**Your objective**
Reproduce the entries in full, with no changes.

(Figure scripts)
________________________________________

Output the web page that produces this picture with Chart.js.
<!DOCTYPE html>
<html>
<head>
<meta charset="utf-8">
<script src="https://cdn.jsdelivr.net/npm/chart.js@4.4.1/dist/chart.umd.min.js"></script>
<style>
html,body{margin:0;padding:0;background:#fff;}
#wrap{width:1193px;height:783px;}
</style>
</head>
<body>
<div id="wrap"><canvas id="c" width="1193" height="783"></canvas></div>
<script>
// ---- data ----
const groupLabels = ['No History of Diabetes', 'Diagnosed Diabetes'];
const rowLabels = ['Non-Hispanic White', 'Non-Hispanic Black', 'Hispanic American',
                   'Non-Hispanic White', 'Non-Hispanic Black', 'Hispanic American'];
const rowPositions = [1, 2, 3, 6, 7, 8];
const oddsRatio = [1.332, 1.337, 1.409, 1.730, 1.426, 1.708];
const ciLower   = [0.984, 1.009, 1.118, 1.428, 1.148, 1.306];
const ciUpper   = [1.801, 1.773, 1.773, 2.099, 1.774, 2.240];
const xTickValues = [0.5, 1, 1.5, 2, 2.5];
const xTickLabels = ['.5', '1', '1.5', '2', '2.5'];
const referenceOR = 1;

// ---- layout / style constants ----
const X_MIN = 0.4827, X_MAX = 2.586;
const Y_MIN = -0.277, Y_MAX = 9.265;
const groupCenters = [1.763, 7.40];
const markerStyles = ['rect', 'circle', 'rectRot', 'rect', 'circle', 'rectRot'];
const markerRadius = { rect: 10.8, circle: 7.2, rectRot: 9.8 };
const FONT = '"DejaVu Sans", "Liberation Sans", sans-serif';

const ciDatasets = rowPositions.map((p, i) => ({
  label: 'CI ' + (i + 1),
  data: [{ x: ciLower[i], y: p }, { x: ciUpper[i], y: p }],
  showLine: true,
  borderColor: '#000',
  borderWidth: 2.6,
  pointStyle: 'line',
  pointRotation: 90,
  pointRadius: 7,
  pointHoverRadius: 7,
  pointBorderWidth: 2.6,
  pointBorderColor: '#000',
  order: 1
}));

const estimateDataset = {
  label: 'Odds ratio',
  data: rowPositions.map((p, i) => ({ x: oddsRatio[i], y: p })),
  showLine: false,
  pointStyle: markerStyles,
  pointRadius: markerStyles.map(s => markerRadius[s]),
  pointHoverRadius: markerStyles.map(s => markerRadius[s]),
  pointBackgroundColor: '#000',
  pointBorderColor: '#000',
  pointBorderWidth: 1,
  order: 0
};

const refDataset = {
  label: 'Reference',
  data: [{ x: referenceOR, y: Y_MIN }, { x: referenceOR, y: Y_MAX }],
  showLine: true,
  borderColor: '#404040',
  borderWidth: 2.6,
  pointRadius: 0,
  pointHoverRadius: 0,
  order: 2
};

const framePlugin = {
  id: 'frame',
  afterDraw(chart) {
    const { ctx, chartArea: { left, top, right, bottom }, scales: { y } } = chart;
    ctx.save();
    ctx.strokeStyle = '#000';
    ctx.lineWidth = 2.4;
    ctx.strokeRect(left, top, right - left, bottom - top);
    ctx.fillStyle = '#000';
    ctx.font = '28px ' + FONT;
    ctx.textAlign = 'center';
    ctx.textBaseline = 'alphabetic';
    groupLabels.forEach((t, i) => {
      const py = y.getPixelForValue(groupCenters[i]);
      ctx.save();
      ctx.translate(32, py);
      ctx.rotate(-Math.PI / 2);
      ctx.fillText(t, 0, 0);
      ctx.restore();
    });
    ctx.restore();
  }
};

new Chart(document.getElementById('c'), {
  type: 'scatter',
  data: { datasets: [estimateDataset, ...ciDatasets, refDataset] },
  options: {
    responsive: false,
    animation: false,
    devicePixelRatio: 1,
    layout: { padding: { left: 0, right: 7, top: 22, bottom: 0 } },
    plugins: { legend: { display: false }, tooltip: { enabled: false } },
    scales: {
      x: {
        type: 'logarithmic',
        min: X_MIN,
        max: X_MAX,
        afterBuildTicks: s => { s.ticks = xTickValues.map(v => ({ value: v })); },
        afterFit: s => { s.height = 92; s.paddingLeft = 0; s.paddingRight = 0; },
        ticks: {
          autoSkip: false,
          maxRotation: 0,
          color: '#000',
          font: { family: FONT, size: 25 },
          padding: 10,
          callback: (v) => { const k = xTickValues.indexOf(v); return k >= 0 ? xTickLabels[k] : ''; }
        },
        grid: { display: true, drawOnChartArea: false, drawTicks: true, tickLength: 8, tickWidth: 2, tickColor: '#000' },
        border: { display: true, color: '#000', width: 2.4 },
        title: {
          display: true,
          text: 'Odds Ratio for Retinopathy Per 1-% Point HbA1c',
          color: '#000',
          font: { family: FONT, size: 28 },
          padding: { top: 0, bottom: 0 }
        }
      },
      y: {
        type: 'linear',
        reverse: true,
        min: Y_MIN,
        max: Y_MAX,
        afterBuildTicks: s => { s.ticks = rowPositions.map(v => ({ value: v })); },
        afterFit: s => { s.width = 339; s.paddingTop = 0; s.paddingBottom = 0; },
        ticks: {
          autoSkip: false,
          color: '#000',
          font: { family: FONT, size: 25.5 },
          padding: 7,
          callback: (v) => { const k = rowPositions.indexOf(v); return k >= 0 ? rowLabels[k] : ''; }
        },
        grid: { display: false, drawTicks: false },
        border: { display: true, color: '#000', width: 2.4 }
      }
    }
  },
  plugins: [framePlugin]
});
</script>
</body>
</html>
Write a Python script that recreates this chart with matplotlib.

________________________________________

**Completed exercise**
Output the web page that produces this picture with Chart.js.
<!DOCTYPE html>
<html>
<head>
<meta charset="utf-8">
<script src="https://cdn.jsdelivr.net/npm/chart.js@4.4.1/dist/chart.umd.min.js"></script>
<style>
html,body{margin:0;padding:0;background:#fff;}
#wrap{width:1193px;height:783px;}
</style>
</head>
<body>
<div id="wrap"><canvas id="c" width="1193" height="783"></canvas></div>
<script>
// ---- data ----
const groupLabels = ['No History of Diabetes', 'Diagnosed Diabetes'];
const rowLabels = ['Non-Hispanic White', 'Non-Hispanic Black', 'Hispanic American',
                   'Non-Hispanic White', 'Non-Hispanic Black', 'Hispanic American'];
const rowPositions = [1, 2, 3, 6, 7, 8];
const oddsRatio = [1.332, 1.337, 1.409, 1.730, 1.426, 1.708];
const ciLower   = [0.984, 1.009, 1.118, 1.428, 1.148, 1.306];
const ciUpper   = [1.801, 1.773, 1.773, 2.099, 1.774, 2.240];
const xTickValues = [0.5, 1, 1.5, 2, 2.5];
const xTickLabels = ['.5', '1', '1.5', '2', '2.5'];
const referenceOR = 1;

// ---- layout / style constants ----
const X_MIN = 0.4827, X_MAX = 2.586;
const Y_MIN = -0.277, Y_MAX = 9.265;
const groupCenters = [1.763, 7.40];
const markerStyles = ['rect', 'circle', 'rectRot', 'rect', 'circle', 'rectRot'];
const markerRadius = { rect: 10.8, circle: 7.2, rectRot: 9.8 };
const FONT = '"DejaVu Sans", "Liberation Sans", sans-serif';

const ciDatasets = rowPositions.map((p, i) => ({
  label: 'CI ' + (i + 1),
  data: [{ x: ciLower[i], y: p }, { x: ciUpper[i], y: p }],
  showLine: true,
  borderColor: '#000',
  borderWidth: 2.6,
  pointStyle: 'line',
  pointRotation: 90,
  pointRadius: 7,
  pointHoverRadius: 7,
  pointBorderWidth: 2.6,
  pointBorderColor: '#000',
  order: 1
}));

const estimateDataset = {
  label: 'Odds ratio',
  data: rowPositions.map((p, i) => ({ x: oddsRatio[i], y: p })),
  showLine: false,
  pointStyle: markerStyles,
  pointRadius: markerStyles.map(s => markerRadius[s]),
  pointHoverRadius: markerStyles.map(s => markerRadius[s]),
  pointBackgroundColor: '#000',
  pointBorderColor: '#000',
  pointBorderWidth: 1,
  order: 0
};

const refDataset = {
  label: 'Reference',
  data: [{ x: referenceOR, y: Y_MIN }, { x: referenceOR, y: Y_MAX }],
  showLine: true,
  borderColor: '#404040',
  borderWidth: 2.6,
  pointRadius: 0,
  pointHoverRadius: 0,
  order: 2
};

const framePlugin = {
  id: 'frame',
  afterDraw(chart) {
    const { ctx, chartArea: { left, top, right, bottom }, scales: { y } } = chart;
    ctx.save();
    ctx.strokeStyle = '#000';
    ctx.lineWidth = 2.4;
    ctx.strokeRect(left, top, right - left, bottom - top);
    ctx.fillStyle = '#000';
    ctx.font = '28px ' + FONT;
    ctx.textAlign = 'center';
    ctx.textBaseline = 'alphabetic';
    groupLabels.forEach((t, i) => {
      const py = y.getPixelForValue(groupCenters[i]);
      ctx.save();
      ctx.translate(32, py);
      ctx.rotate(-Math.PI / 2);
      ctx.fillText(t, 0, 0);
      ctx.restore();
    });
    ctx.restore();
  }
};

new Chart(document.getElementById('c'), {
  type: 'scatter',
  data: { datasets: [estimateDataset, ...ciDatasets, refDataset] },
  options: {
    responsive: false,
    animation: false,
    devicePixelRatio: 1,
    layout: { padding: { left: 0, right: 7, top: 22, bottom: 0 } },
    plugins: { legend: { display: false }, tooltip: { enabled: false } },
    scales: {
      x: {
        type: 'logarithmic',
        min: X_MIN,
        max: X_MAX,
        afterBuildTicks: s => { s.ticks = xTickValues.map(v => ({ value: v })); },
        afterFit: s => { s.height = 92; s.paddingLeft = 0; s.paddingRight = 0; },
        ticks: {
          autoSkip: false,
          maxRotation: 0,
          color: '#000',
          font: { family: FONT, size: 25 },
          padding: 10,
          callback: (v) => { const k = xTickValues.indexOf(v); return k >= 0 ? xTickLabels[k] : ''; }
        },
        grid: { display: true, drawOnChartArea: false, drawTicks: true, tickLength: 8, tickWidth: 2, tickColor: '#000' },
        border: { display: true, color: '#000', width: 2.4 },
        title: {
          display: true,
          text: 'Odds Ratio for Retinopathy Per 1-% Point HbA1c',
          color: '#000',
          font: { family: FONT, size: 28 },
          padding: { top: 0, bottom: 0 }
        }
      },
      y: {
        type: 'linear',
        reverse: true,
        min: Y_MIN,
        max: Y_MAX,
        afterBuildTicks: s => { s.ticks = rowPositions.map(v => ({ value: v })); },
        afterFit: s => { s.width = 339; s.paddingTop = 0; s.paddingBottom = 0; },
        ticks: {
          autoSkip: false,
          color: '#000',
          font: { family: FONT, size: 25.5 },
          padding: 7,
          callback: (v) => { const k = rowPositions.indexOf(v); return k >= 0 ? rowLabels[k] : ''; }
        },
        grid: { display: false, drawTicks: false },
        border: { display: true, color: '#000', width: 2.4 }
      }
    }
  },
  plugins: [framePlugin]
});
</script>
</body>
</html>
Write a Python script that recreates this chart with matplotlib.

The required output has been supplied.